According to the report ‘Joe Debtor: the Face of Bankruptcy’, 94 percent of insolvent persons have credit card debt, carrying three all-purpose credit cards (American Express, Visa, MasterCard). 84 percent of debtors have a credit card from a Canadian financial institution, with a balance per card at $7,917 on average. Then, 73 percent of debtors carry a credit card from a non-Canadian financial institution, including MBNA, Capital One, and American Express. The balance per credit card is $5,732 on average. Compared to credit card debt ($24,390), the average Canadian owes $13,761 in bank loans, which is two times less.
Notably, female bankrupts have a slightly higher credit card debt compared to male debtors. In addition, more and more older Canadians (aged 55 and older) carry debt when entering retirement. Some debts are house-related, but an increasing number of older Canadians carry significant credit card debt. Combined with a reduction of income, due to an unexpected expense, illness, or retirement, high level of debt, and credit card debt in particular, is a major reason to file for bankruptcy (Face of Bankruptcy).

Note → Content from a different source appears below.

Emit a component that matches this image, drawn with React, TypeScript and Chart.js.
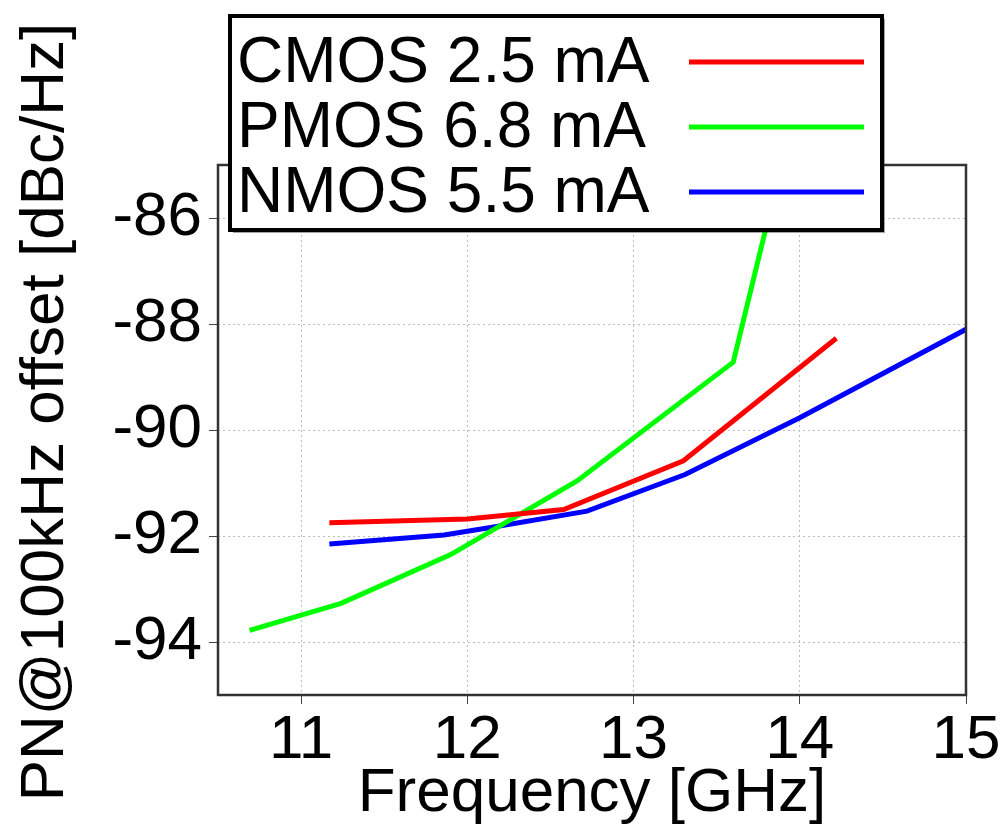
import React, { useEffect, useRef } from "react";
import { Chart, registerables } from "chart.js";

Chart.register(...registerables);

const cmosFreq = [11.17, 12.0, 12.58, 13.3, 14.22];
const cmosPN = [-91.75, -91.68, -91.5, -90.58, -88.27];
const pmosFreq = [10.69, 11.24, 11.9, 12.66, 13.6, 13.92];
const pmosPN = [-93.78, -93.27, -92.35, -90.96, -88.72, -84.6];
const nmosFreq = [11.17, 11.86, 12.14, 12.72, 13.31, 14.0, 15.0];
const nmosPN = [-92.15, -91.98, -91.84, -91.53, -90.84, -89.77, -88.1];

const xTicks = [11, 12, 13, 14, 15];
const yTicks = [-94, -92, -90, -88, -86];
const seriesNames = ["CMOS 2.5 mA", "PMOS 6.8 mA", "NMOS 5.5 mA"];
const seriesColors = ["#ff0000", "#00ff00", "#0000ff"];

const FONT = "'Liberation Sans', Arial, Helvetica, sans-serif";

const toPoints = (xs: number[], ys: number[]) => xs.map((x, i) => ({ x, y: ys[i] }));

const overlayPlugin = {
  id: "overlay",
  afterDraw(chart: any) {
    const ctx = chart.ctx as CanvasRenderingContext2D;
    const a = chart.chartArea;
    ctx.save();
    // plot frame
    ctx.strokeStyle = "#333";
    ctx.lineWidth = 2.5;
    ctx.strokeRect(a.left, a.top, a.right - a.left, a.bottom - a.top);

    // y title
    ctx.fillStyle = "#000";
    ctx.font = `62px ${FONT}`;
    ctx.textAlign = "center";
    ctx.textBaseline = "middle";
    ctx.translate(46, 412);
    ctx.rotate(-Math.PI / 2);
    ctx.fillText("PN@100kHz offset [dBc/Hz]", 0, 0);
    ctx.setTransform(1, 0, 0, 1, 0, 0);

    // legend box
    const lx = 230, ly = 16, lw = 652, lh = 214;
    ctx.fillStyle = "rgba(0,0,0,0.35)";
    ctx.fillRect(lx + 3, ly + 3, lw, lh);
    ctx.fillStyle = "#fff";
    ctx.fillRect(lx, ly, lw, lh);
    ctx.strokeStyle = "#000";
    ctx.lineWidth = 4;
    ctx.strokeRect(lx, ly, lw, lh);
    const rows = [62, 127, 192];
    ctx.font = `64px ${FONT}`;
    ctx.textAlign = "left";
    ctx.textBaseline = "middle";
    seriesNames.forEach((name, i) => {
      ctx.fillStyle = "#000";
      ctx.fillText(name, 237, rows[i] + 2);
      ctx.strokeStyle = seriesColors[i];
      ctx.lineWidth = 5;
      ctx.beginPath();
      ctx.moveTo(689, rows[i]);
      ctx.lineTo(864, rows[i]);
      ctx.stroke();
    });
    ctx.restore();
  },
};

export default function App() {
  const ref = useRef<HTMLCanvasElement>(null);
  useEffect(() => {
    document.body.style.margin = "0";
    const canvas = ref.current!;
    const mk = (label: string, xs: number[], ys: number[], color: string) => ({
      label,
      data: toPoints(xs, ys),
      borderColor: color,
      backgroundColor: color,
      borderWidth: 5,
      pointRadius: 0,
      tension: 0,
      fill: false,
    });
    const chart = new Chart(canvas, {
      type: "line",
      data: {
        datasets: [
          mk(seriesNames[0], cmosFreq, cmosPN, seriesColors[0]),
          mk(seriesNames[1], pmosFreq, pmosPN, seriesColors[1]),
          mk(seriesNames[2], nmosFreq, nmosPN, seriesColors[2]),
        ],
      },
      options: {
        animation: false,
        responsive: false,
        devicePixelRatio: 1,
        layout: { padding: { top: 165, right: 42, left: 0, bottom: 0 } },
        plugins: { legend: { display: false }, tooltip: { enabled: false } },
        scales: {
          x: {
            type: "linear",
            min: 10.5,
            max: 15,
            afterBuildTicks: (s: any) => {
              s.ticks = xTicks.map((v) => ({ value: v }));
            },
            afterFit: (s: any) => {
              s.height = 141;
            },
            ticks: {
              color: "#000",
              font: { family: FONT, size: 62 },
              padding: 0,
              maxRotation: 0,
              autoSkip: false,
            },
            grid: {
              color: "#bdbdbd",
              lineWidth: 1,
              tickColor: "#444",
              tickLength: 9,
            },
            border: { display: false, dash: [2, 3] } as any,
            title: {
              display: true,
              text: "Frequency [GHz]",
              color: "#000",
              font: { family: FONT, size: 62 },
              padding: { top: 0, bottom: 5 },
            },
          },
          y: {
            type: "linear",
            min: -95,
            max: -85,
            afterBuildTicks: (s: any) => {
              s.ticks = yTicks.map((v) => ({ value: v }));
            },
            afterFit: (s: any) => {
              s.width = 218;
            },
            ticks: {
              color: "#000",
              font: { family: FONT, size: 62 },
              padding: 7,
            },
            grid: {
              color: "#bdbdbd",
              lineWidth: 1,
              tickColor: "#444",
              tickLength: 9,
            },
            border: { display: false, dash: [2, 3] } as any,
          },
        },
      } as any,
      plugins: [overlayPlugin],
    });
    return () => chart.destroy();
  }, []);
  return (
    <div style={{ width: 1008, height: 836 }}>
      <canvas ref={ref} width={1008} height={836} style={{ display: "block", width: 1008, height: 836 }} />
    </div>
  );
}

Knowing that credit card debt is a major contributor to bankruptcy, what can be done to avoid insolvency? To begin with, high-fee and high-interest credit cards can be dangerous in that they contribute to debtors’ inability to service debt. Credit cards, high-interest or low-interest, are only part of the problem, however. When spending habits and poor financial management keep going on unchecked, debtors soon find themselves in the camp of all those who consider bankruptcy their only option.